First, we will address the myth that if you do leave the leaves in your lawn, it will kill your grass and your plants. This is not true, especially if you use a lawn mower that can shred leaves into smaller pieces. If you have a mulching mower or a mulching attachment, that is best, but any mower will get the job done.
5 reasons you don’t need to rake
- Leaving the leaves in your yard actually feeds the soil. The leaves will decompose, providing much needed nutrients for the grass, and the plants where the leaves have fallen, making it easier for your yard to survive the winter and thrive in the spring and summer!
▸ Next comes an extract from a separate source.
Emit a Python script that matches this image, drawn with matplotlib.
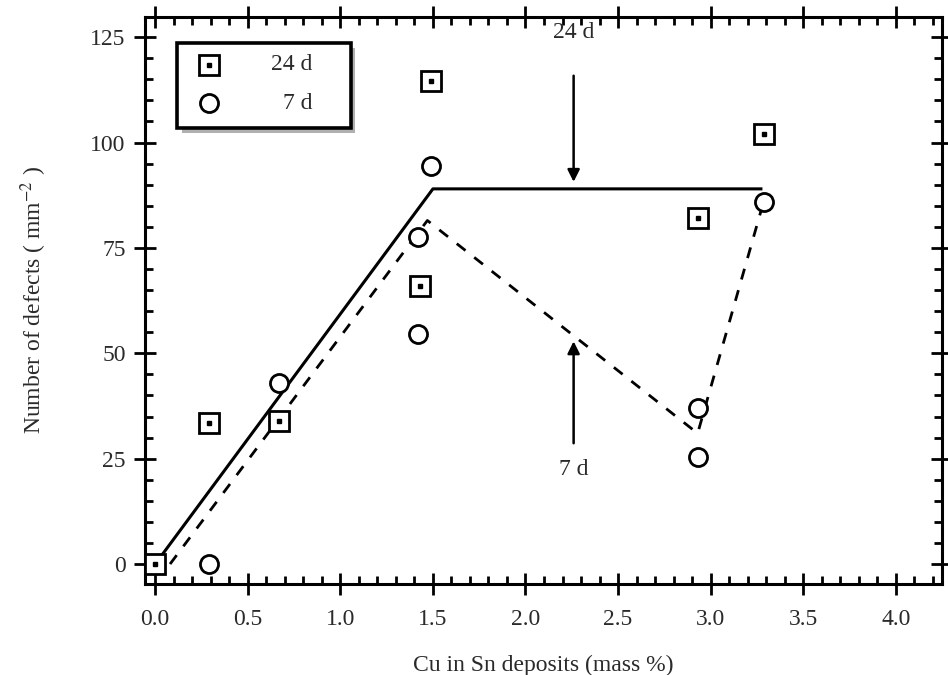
import matplotlib
matplotlib.use("Agg")
import matplotlib.pyplot as plt
from matplotlib.ticker import MultipleLocator, FormatStrFormatter
from matplotlib.patches import Rectangle

plt.rcParams['font.family'] = ['Liberation Serif', 'DejaVu Serif']
plt.rcParams['mathtext.fontset'] = 'stix'

# 24 d data (squares)
x24 = [0.0, 0.29, 0.67, 1.43, 1.49, 2.93, 3.29]
y24 = [0.0, 33.5, 34.0, 66.0, 114.6, 82.0, 102.0]
# 7 d data (circles)
x7 = [0.29, 0.67, 1.42, 1.42, 1.49, 2.93, 2.93, 3.29]
y7 = [0.0, 43.0, 77.5, 54.5, 94.5, 37.0, 25.5, 86.0]
# trend lines
fit24_x = [0.0, 1.5, 3.28]
fit24_y = [0.0, 89.0, 89.0]
fit7_x = [0.08, 1.47, 2.93, 3.28]
fit7_y = [0.0, 81.5, 31.0, 85.0]

TXT = '#2a2a2a'
fig = plt.figure(figsize=(9.48, 6.75), dpi=100)
ax = fig.add_axes([0.153, 0.135, 0.8407, 0.840])

ax.plot(fit24_x, fit24_y, color='black', lw=2.2, solid_capstyle='butt')
ax.plot(fit7_x, fit7_y, color='black', lw=2.0, dashes=(4, 4))

ax.plot(x24, y24, linestyle='none', marker='s', markersize=14, markerfacecolor='white',
        markeredgecolor='black', markeredgewidth=2.0, zorder=5)
ax.plot(x24, y24, linestyle='none', marker='s', markersize=2.2, color='black', zorder=6)
ax.plot(x7, y7, linestyle='none', marker='o', markersize=13, markerfacecolor='white',
        markeredgecolor='black', markeredgewidth=2.0, zorder=5)

# arrows
ax.annotate('', xy=(2.26, 90.0), xytext=(2.26, 116.5),
            arrowprops=dict(arrowstyle='-|>', color='black', lw=1.8, mutation_scale=18))
ax.text(2.26, 126.0, '24 d', ha='center', va='center', fontsize=17, color=TXT)
ax.annotate('', xy=(2.26, 53.5), xytext=(2.26, 28.0),
            arrowprops=dict(arrowstyle='-|>', color='black', lw=1.8, mutation_scale=18))
ax.text(2.26, 22.5, '7 d', ha='center', va='center', fontsize=17, color=TXT)

ax.set_xlim(-0.055, 4.25)
ax.set_ylim(-4.7, 129.8)
ax.xaxis.set_major_locator(MultipleLocator(0.5))
ax.xaxis.set_minor_locator(MultipleLocator(0.1))
ax.yaxis.set_major_locator(MultipleLocator(25))
ax.yaxis.set_minor_locator(MultipleLocator(5))
ax.xaxis.set_major_formatter(FormatStrFormatter('%.1f'))

for sp in ax.spines.values():
    sp.set_linewidth(2.2)

ax.tick_params(which='major', direction='inout', length=16, width=2.0,
               top=True, right=True, labelsize=17, labelcolor=TXT, pad=6)
ax.tick_params(axis='x', which='major', pad=10)
ax.tick_params(which='minor', direction='in', length=6, width=2.0, top=True, right=True)

ax.set_xlabel('Cu in Sn deposits (mass %)', fontsize=17, color=TXT, labelpad=18)
ax.set_ylabel('Number of defects ( mm$^{-2}$ )', fontsize=17, color=TXT, labelpad=30)

# legend box with shadow
ax.add_patch(Rectangle((0.145, 102.3), 0.935, 20.2, facecolor='#b0b0b0', edgecolor='none',
                       zorder=7))
ax.add_patch(Rectangle((0.12, 103.4), 0.935, 20.2, facecolor='white', edgecolor='black',
                       lw=2.6, zorder=8))
ax.plot([0.29], [118.4], linestyle='none', marker='s', markersize=14, markerfacecolor='white',
        markeredgecolor='black', markeredgewidth=2.0, zorder=9)
ax.plot([0.29], [118.4], linestyle='none', marker='s', markersize=2.2, color='black', zorder=10)
ax.plot([0.29], [109.3], linestyle='none', marker='o', markersize=13, markerfacecolor='white',
        markeredgecolor='black', markeredgewidth=2.0, zorder=9)
ax.text(0.85, 118.4, '24 d', ha='right', va='center', fontsize=17, color=TXT, zorder=10)
ax.text(0.85, 109.3, '7 d', ha='right', va='center', fontsize=17, color=TXT, zorder=10)

fig.savefig('out.png', dpi=100)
This will help you cut costs because you won’t need to buy as much fertilizer.
- The leaves also provide a great habitat for the surrounding wildlife, including birds and beneficial insects that are necessary for a healthy landscape. Everything from birds, toads, turtles, caterpillars, moths, and a variety of other animals and insects depend on leaves for shelter, food, and nesting material. If you remove the leaves you remove the larva for beneficial insects (pollinators!) for the following year.
- Leaves also provide a natural buffer to weed growth. Stop them before they start!
- If you do not want to leave your leaves spread throughout your yard and would like a cleaner look for your landscape, you can rake/blow the leaves into your garden beds and around the trees or to the outer borders of your lawn.
- Do you have a compost pile? Use some of the leaves from your yard in your compost as your “brown material” and mix it in with your kitchen waste and grass clipping throughout the winter.
By not raking leaves, you can save money, help the surrounding wildlife as well as your plants, support beneficial insects and spend more time with family! If you want to get really nerdy about it you can get a chipper/leaf vacuum attachment to your riding mower and shred the leaves, pile them and wait for them to turn into black gold for your garden beds. We’ve been known to collect leaf bags when people put them out in the fall, shred them, then put them in our compost piles.